• Brief
List each line of the data that holds the string "this", please.

• Given records

# # #

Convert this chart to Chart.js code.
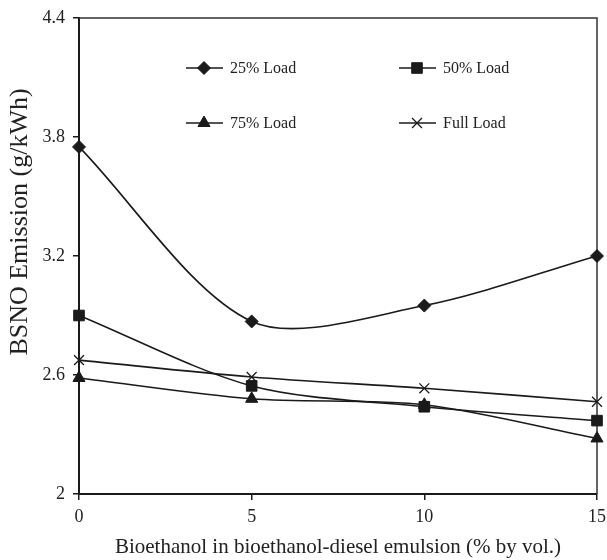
<!DOCTYPE html>
<html>
<head>
<meta charset="utf-8">
<script src="https://cdn.jsdelivr.net/npm/chart.js@4.4.0/dist/chart.umd.min.js"></script>
<style>
  body { margin: 0; background: #fff; }
  canvas { display: block; }
</style>
</head>
<body>
<canvas id="chartNox" width="607" height="560"></canvas>
<script>
// bioethanol share (% by vol.)
const blends = [0, 5, 10, 15];
const load25 = [3.75, 2.87, 2.95, 3.2];
const load50 = [2.9, 2.545, 2.44, 2.37];
const load75 = [2.585, 2.48, 2.45, 2.28];
const loadFull = [2.675, 2.59, 2.533, 2.465];
const seriesNames = ["25% Load", "50% Load", "75% Load", "Full Load"];
const xTicks = [0, 5, 10, 15];
const yTicks = [2, 2.6, 3.2, 3.8, 4.4];
const yTickLabels = ["2", "2.6", "3.2", "3.8", "4.4"];

const ink = "#1a1a1a";
const serif = "'Liberation Serif', 'Times New Roman', serif";

function toPoints(values) {
  return values.map((v, i) => ({ x: blends[i], y: v }));
}

const markers = [
  { pointStyle: "rectRot", radius: 6.5 },
  { pointStyle: "rect", radius: 7.5 },
  { pointStyle: "triangle", radius: 7 },
  { pointStyle: "crossRot", radius: 7 },
];

const datasets = [load25, load50, load75, loadFull].map((vals, i) => ({
  label: seriesNames[i],
  data: toPoints(vals),
  borderColor: ink,
  backgroundColor: ink,
  borderWidth: 1.6,
  pointStyle: markers[i].pointStyle,
  pointRadius: markers[i].radius,
  pointBorderWidth: i === 3 ? 1.3 : 1,
  tension: 0.3,
  clip: false,
}));

// legend drawn inside the plot, 2 x 2 grid
const insideLegend = {
  id: "insideLegend",
  afterDraw(chart) {
    const ctx = chart.ctx;
    const cols = [186, 399];
    const rows = [68, 123];
    ctx.save();
    chart.data.datasets.forEach((ds, i) => {
      const x0 = cols[i % 2];
      const y = rows[Math.floor(i / 2)];
      ctx.strokeStyle = ink;
      ctx.fillStyle = ink;
      ctx.lineWidth = 1.6;
      ctx.beginPath();
      ctx.moveTo(x0, y);
      ctx.lineTo(x0 + 37, y);
      ctx.stroke();
      ctx.lineWidth = ds.pointBorderWidth;
      Chart.helpers.drawPoint(ctx, {
        pointStyle: ds.pointStyle,
        radius: ds.pointRadius,
        rotation: 0,
        borderWidth: ds.pointBorderWidth,
      }, x0 + 18, y);
      ctx.fillStyle = "#222";
      ctx.font = "16px " + serif;
      ctx.textAlign = "left";
      ctx.textBaseline = "middle";
      ctx.fillText(ds.label, x0 + 44, y + 1);
    });
    ctx.restore();
  },
};

// box round the plot and the y title
const frame = {
  id: "frame",
  beforeDatasetsDraw(chart) {
    const a = chart.chartArea;
    const ctx = chart.ctx;
    ctx.save();
    ctx.strokeStyle = "#333";
    ctx.lineWidth = 1.5;
    ctx.beginPath();
    ctx.moveTo(a.left, a.top);
    ctx.lineTo(a.right, a.top);
    ctx.lineTo(a.right, a.bottom);
    ctx.stroke();
    ctx.restore();
  },
  afterDraw(chart) {
    const ctx = chart.ctx;
    ctx.save();
    ctx.translate(20, 222);
    ctx.rotate(-Math.PI / 2);
    ctx.fillStyle = "#222";
    ctx.font = "26px " + serif;
    ctx.textAlign = "center";
    ctx.textBaseline = "middle";
    ctx.fillText("BSNO Emission (g/kWh)", 0, 0);
    ctx.restore();
  },
};

new Chart(document.getElementById("chartNox"), {
  type: "line",
  data: { datasets: datasets },
  options: {
    responsive: false,
    animation: false,
    layout: { padding: { left: 0, right: 10, top: 18, bottom: 0 } },
    plugins: { legend: { display: false }, tooltip: { enabled: false } },
    scales: {
      x: {
        type: "linear",
        min: 0,
        max: 15,
        afterBuildTicks: (s) => { s.ticks = xTicks.map((v) => ({ value: v })); },
        afterFit: (s) => { s.height = 66; s.paddingLeft = 0; s.paddingRight = 0; },
        grid: { drawOnChartArea: false, tickLength: 6, color: ink, lineWidth: 1.5 },
        border: { color: ink, width: 2 },
        ticks: { color: "#222", padding: 6, font: { family: serif, size: 18 } },
        title: {
          display: true,
          text: "Bioethanol in bioethanol-diesel emulsion (% by vol.)",
          color: "#222",
          padding: { top: 0, bottom: 0 },
          font: { family: serif, size: 21 },
        },
      },
      y: {
        min: 2,
        max: 4.4,
        afterBuildTicks: (s) => { s.ticks = yTicks.map((v) => ({ value: v })); },
        afterFit: (s) => { s.width = 79; s.paddingTop = 0; s.paddingBottom = 0; },
        grid: { drawOnChartArea: false, tickLength: 6, color: ink, lineWidth: 1.5 },
        border: { color: ink, width: 2 },
        ticks: {
          color: "#222",
          padding: 8,
          font: { family: serif, size: 18 },
          callback: (v, i) => yTickLabels[i],
        },
      },
    },
  },
  plugins: [insideLegend, frame],
});
</script>
</body>
</html>
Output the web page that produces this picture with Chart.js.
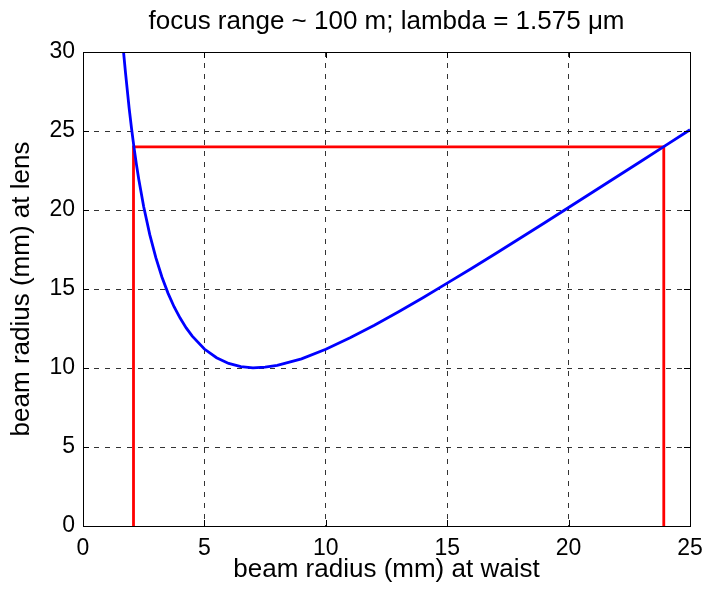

# # #

• Task response
Convert this chart to Chart.js code.
Output the web page that produces this picture with Chart.js.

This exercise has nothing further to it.